▸ What to do
Search the material for "this" and show all lines that contain it.
-- START --
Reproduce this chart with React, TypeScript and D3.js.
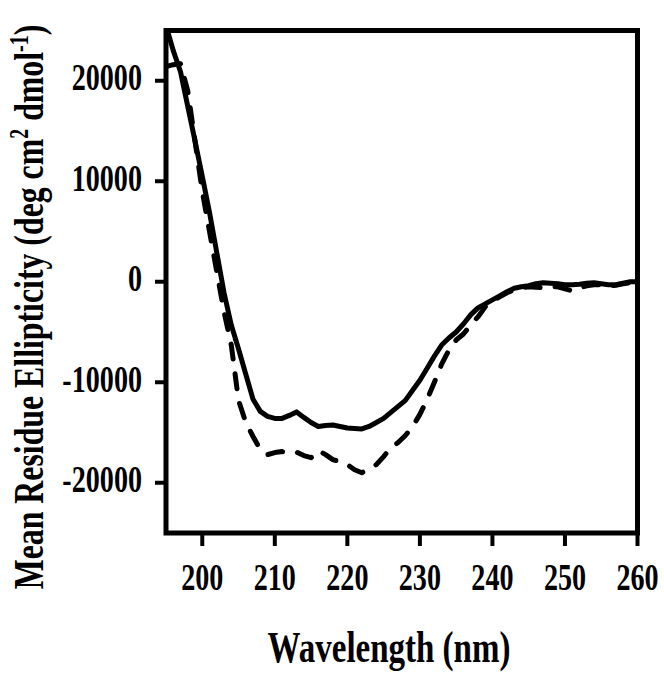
import React from "react";
import * as d3 from "d3";

const wavelengths: number[] = [
  195, 196, 197, 198, 199, 200, 201, 202, 203, 204, 205, 206, 207, 208, 209, 210,
  211, 212, 213, 214, 215, 216, 217, 218, 219, 220, 221, 222, 223, 224, 225, 226,
  227, 228, 229, 230, 231, 232, 233, 234, 235, 236, 237, 238, 239, 240, 241, 242,
  243, 244, 245, 246, 247, 248, 249, 250, 251, 252, 253, 254, 255, 256, 257, 258,
  259, 260,
];

const solidSeries: number[] = [
  25500, 23000, 20900, 17450, 14000, 10500, 6900, 2900, -1100, -4300, -6700, -9200, -11700, -12900, -13400, -13600,
  -13600, -13300, -12950, -13500, -14000, -14400, -14300, -14250, -14400, -14550, -14600, -14650, -14400, -14000, -13600, -13000,
  -12400, -11800, -10800, -9800, -8600, -7400, -6300, -5600, -5000, -4200, -3300, -2600, -2200, -1800, -1400, -1000,
  -650, -500, -400, -200, -100, -150, -200, -300, -300, -250, -150, -100, -200, -300, -300, -150,
  0, 0,
];

const dashedSeries: number[] = [
  21400, 21600, 21700, 19000, 14000, 9000, 5000, 1000, -3000, -6300, -11800, -14000, -15400, -16700, -17200, -17000,
  -16900, -17000, -16950, -17300, -17500, -16800, -17200, -17700, -17900, -18200, -18700, -19000, -18600, -18200, -17400, -16500,
  -16000, -15300, -14400, -13200, -11700, -10000, -8200, -6800, -5800, -5200, -4300, -3500, -2500, -1900, -1500, -1100,
  -800, -600, -500, -550, -600, -500, -500, -700, -900, -600, -400, -300, -300, -450, -350, -200,
  -100, 0,
];

const xTicks: number[] = [200, 210, 220, 230, 240, 250, 260];
const yTicks: number[] = [20000, 10000, 0, -10000, -20000];

const FONT = '"Liberation Serif", "Times New Roman", serif';

export default function App() {
  const left = 166;
  const right = 637.5;
  const top = 30.5;
  const bottom = 533;

  const x = d3.scaleLinear().domain([195, 260]).range([left, right]);
  const y = d3.scaleLinear().domain([-25000, 25000]).range([bottom, top]);

  const line = d3
    .line<number>()
    .x((_, i) => x(wavelengths[i]))
    .y((d) => y(d))
    .curve(d3.curveLinear);

  const cond = 0.76;

  return (
    <svg width={664} height={674} style={{ position: "absolute", left: 0, top: 0, background: "#fff" }}>
      <defs>
        <clipPath id="plotclip">
          <rect x={left} y={top} width={right - left} height={bottom - top} />
        </clipPath>
      </defs>
      <rect x={0} y={0} width={664} height={674} fill="#fff" />
      <g clipPath="url(#plotclip)">
        <path d={line(dashedSeries) || ""} fill="none" stroke="#000" strokeWidth={5}
          strokeDasharray="15,15" strokeLinecap="round" strokeLinejoin="round" />
        <path d={line(solidSeries) || ""} fill="none" stroke="#000" strokeWidth={5}
          strokeLinejoin="round" />
      </g>
      <rect x={left} y={top} width={right - left} height={bottom - top} fill="none" stroke="#000" strokeWidth={5} />
      {yTicks.map((t) => (
        <g key={"y" + t}>
          <line x1={left - 11} x2={left} y1={y(t)} y2={y(t)} stroke="#000" strokeWidth={4} />
          <text transform={`translate(${142},${y(t) + 9.5}) scale(${cond},1)`} textAnchor="end"
            fontFamily={FONT} fontWeight="bold" fontSize={37} fill="#000">{t}</text>
        </g>
      ))}
      {xTicks.map((t) => (
        <g key={"x" + t}>
          <line x1={x(t)} x2={x(t)} y1={bottom} y2={bottom + 13} stroke="#000" strokeWidth={4} />
          <text transform={`translate(${x(t)},${590}) scale(${cond},1)`} textAnchor="middle"
            fontFamily={FONT} fontWeight="bold" fontSize={37} fill="#000">{t}</text>
        </g>
      ))}
      <text transform={`translate(389,662) scale(0.75,1)`} textAnchor="middle"
        fontFamily={FONT} fontWeight="bold" fontSize={44} fill="#000">Wavelength (nm)</text>
      <text transform={`translate(43,307) rotate(-90) scale(0.74,1)`} textAnchor="middle"
        fontFamily={FONT} fontWeight="bold" fontSize={43} fill="#000">
        Mean Residue Ellipticity (deg cm<tspan dy={-15} fontSize={27}>2</tspan>
        <tspan dy={15}> dmol</tspan><tspan dy={-15} fontSize={27}>-1</tspan><tspan dy={15}>)</tspan>
      </text>
    </svg>
  );
}
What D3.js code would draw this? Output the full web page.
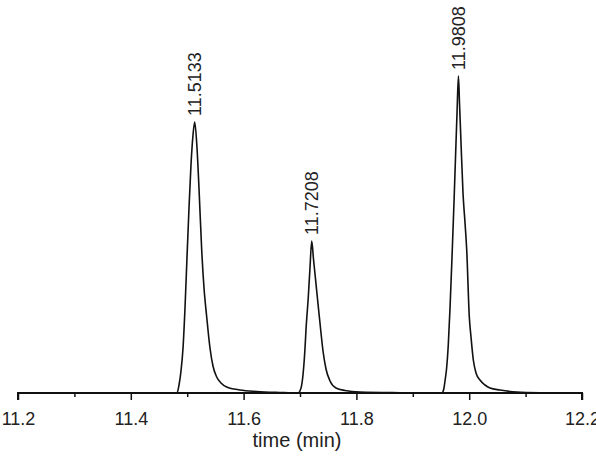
-- END --
▸ Task result
Reproduce this chart with React, TypeScript and D3.js.
What D3.js code would draw this? Output the full web page.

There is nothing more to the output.